How you process URI-ID needs work. I could not figure out how to
implement given the text in the draft as is. Even ignoring the
special tar pit the SIP guys dug for themselves with tel URL
processing, just the normal sip, sips issues seems unclear.

This seems like a long list of complaints delivered fairly late but,
once again, I really do like much of the information in here and
think it should be published as PS - it just would be significantly
improved with a bit of a re-factored and clean up. If this had been
run through the TLS working group, I would have caught all of this in
the WG LC. This is a draft that, as a BCP,  profoundly effects many
of the protocols I work on including SIP but as far as I can tell has
not done much to gather the consensus of the people working on
protocol that this draft changes - I don't recall hearing about it
until after it went to the IESG so I'm pretty un apologetic about
providing these comments during IETF LC.

In summary, I like the information in this but I think it still has
many small things that need fixing and needs to be changed to get
crisp about what implementors need to do and drop the confusing stuff
about how we wish operators and CA might use certificates.

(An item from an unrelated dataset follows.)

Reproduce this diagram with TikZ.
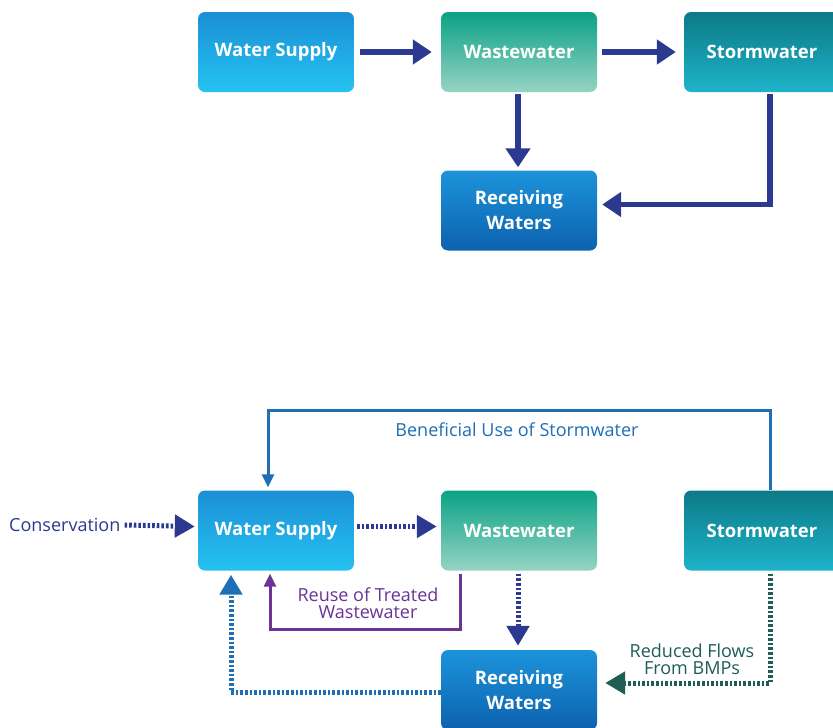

I also
feel strongly that the right way to look at this draft is, as that
draft says "practices described here can be referenced by future
specifications, including updates to specifications for existing
application protocols if the relevant technology communities agree to
do so" and that for that reason it has to be standards track not BCP.
If it was not being written and pushed by two IESG members, I don't
think we would even be discussing if it should be a BCP.